Task: Emit the data below verbatim, stripping out any pictures.

>> START Data extract

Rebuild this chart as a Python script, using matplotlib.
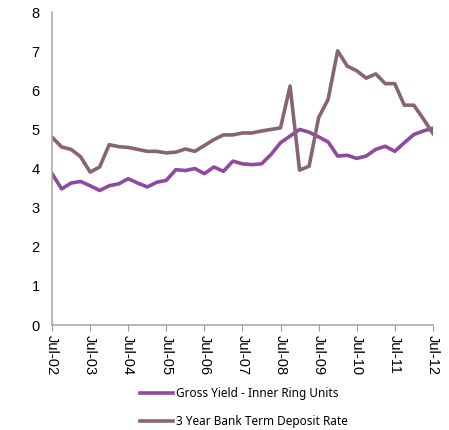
import matplotlib.pyplot as plt

# Data (quarterly, Jul-02 to Jul-12)
quarters = list(range(41))
tick_labels = ['Jul-02', 'Jul-03', 'Jul-04', 'Jul-05', 'Jul-06', 'Jul-07',
               'Jul-08', 'Jul-09', 'Jul-10', 'Jul-11', 'Jul-12']
gross_yield = [3.87, 3.48, 3.63, 3.67, 3.56, 3.44, 3.56, 3.61, 3.74, 3.63,
               3.53, 3.65, 3.70, 3.97, 3.95, 4.00, 3.87, 4.04, 3.93, 4.19,
               4.12, 4.10, 4.12, 4.36, 4.66, 4.83, 5.00, 4.93, 4.81, 4.68,
               4.32, 4.34, 4.26, 4.32, 4.49, 4.57, 4.44, 4.66, 4.87, 4.96,
               5.03]
term_deposit = [4.80, 4.55, 4.49, 4.30, 3.91, 4.04, 4.61, 4.56, 4.54, 4.49,
                4.44, 4.44, 4.40, 4.42, 4.50, 4.44, 4.59, 4.74, 4.86, 4.86,
                4.91, 4.91, 4.96, 5.00, 5.04, 6.11, 3.96, 4.06, 5.30, 5.77,
                7.01, 6.62, 6.50, 6.31, 6.42, 6.17, 6.17, 5.62, 5.62, 5.27,
                4.90]

fig = plt.figure(figsize=(4.49, 4.30), dpi=100)
ax = fig.add_axes([0.116, 0.244, 0.848, 0.728])

ax.plot(quarters, gross_yield, color='#8e4a9e', lw=2.6,
        label='Gross Yield - Inner Ring Units')
ax.plot(quarters, term_deposit, color='#876475', lw=2.6,
        label='3 Year Bank Term Deposit Rate')

ax.set_xlim(0, 40)
ax.set_ylim(0, 8)
ax.set_xticks(quarters[::4])
ax.set_xticklabels(tick_labels, rotation=-90, fontsize=10.5,
                   family='Liberation Sans')
ax.set_yticks(range(9))
ax.set_yticklabels(range(9), fontsize=10.5, family='Liberation Sans')
ax.tick_params(axis='y', length=0, pad=9)
ax.tick_params(axis='x', length=4, color='#999999', pad=3)

for s in ['top', 'right']:
    ax.spines[s].set_visible(False)
for s in ['left', 'bottom']:
    ax.spines[s].set_color('#aaaaaa')
    ax.spines[s].set_linewidth(1.2)

fig.legend(loc='upper left', bbox_to_anchor=(0.312, 0.1), frameon=False,
           borderpad=0, borderaxespad=0,
           handlelength=2.8, handletextpad=0.25, labelspacing=1.3,
           prop={'family': 'Noto Sans', 'size': 8.5})

plt.savefig('out.png', dpi=100)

>> END Data extract

Answer to the task:
Rebuild this chart as a Python script, using matplotlib.
import matplotlib.pyplot as plt

# Data (quarterly, Jul-02 to Jul-12)
quarters = list(range(41))
tick_labels = ['Jul-02', 'Jul-03', 'Jul-04', 'Jul-05', 'Jul-06', 'Jul-07',
               'Jul-08', 'Jul-09', 'Jul-10', 'Jul-11', 'Jul-12']
gross_yield = [3.87, 3.48, 3.63, 3.67, 3.56, 3.44, 3.56, 3.61, 3.74, 3.63,
               3.53, 3.65, 3.70, 3.97, 3.95, 4.00, 3.87, 4.04, 3.93, 4.19,
               4.12, 4.10, 4.12, 4.36, 4.66, 4.83, 5.00, 4.93, 4.81, 4.68,
               4.32, 4.34, 4.26, 4.32, 4.49, 4.57, 4.44, 4.66, 4.87, 4.96,
               5.03]
term_deposit = [4.80, 4.55, 4.49, 4.30, 3.91, 4.04, 4.61, 4.56, 4.54, 4.49,
                4.44, 4.44, 4.40, 4.42, 4.50, 4.44, 4.59, 4.74, 4.86, 4.86,
                4.91, 4.91, 4.96, 5.00, 5.04, 6.11, 3.96, 4.06, 5.30, 5.77,
                7.01, 6.62, 6.50, 6.31, 6.42, 6.17, 6.17, 5.62, 5.62, 5.27,
                4.90]

fig = plt.figure(figsize=(4.49, 4.30), dpi=100)
ax = fig.add_axes([0.116, 0.244, 0.848, 0.728])

ax.plot(quarters, gross_yield, color='#8e4a9e', lw=2.6,
        label='Gross Yield - Inner Ring Units')
ax.plot(quarters, term_deposit, color='#876475', lw=2.6,
        label='3 Year Bank Term Deposit Rate')

ax.set_xlim(0, 40)
ax.set_ylim(0, 8)
ax.set_xticks(quarters[::4])
ax.set_xticklabels(tick_labels, rotation=-90, fontsize=10.5,
                   family='Liberation Sans')
ax.set_yticks(range(9))
ax.set_yticklabels(range(9), fontsize=10.5, family='Liberation Sans')
ax.tick_params(axis='y', length=0, pad=9)
ax.tick_params(axis='x', length=4, color='#999999', pad=3)

for s in ['top', 'right']:
    ax.spines[s].set_visible(False)
for s in ['left', 'bottom']:
    ax.spines[s].set_color('#aaaaaa')
    ax.spines[s].set_linewidth(1.2)

fig.legend(loc='upper left', bbox_to_anchor=(0.312, 0.1), frameon=False,
           borderpad=0, borderaxespad=0,
           handlelength=2.8, handletextpad=0.25, labelspacing=1.3,
           prop={'family': 'Noto Sans', 'size': 8.5})

plt.savefig('out.png', dpi=100)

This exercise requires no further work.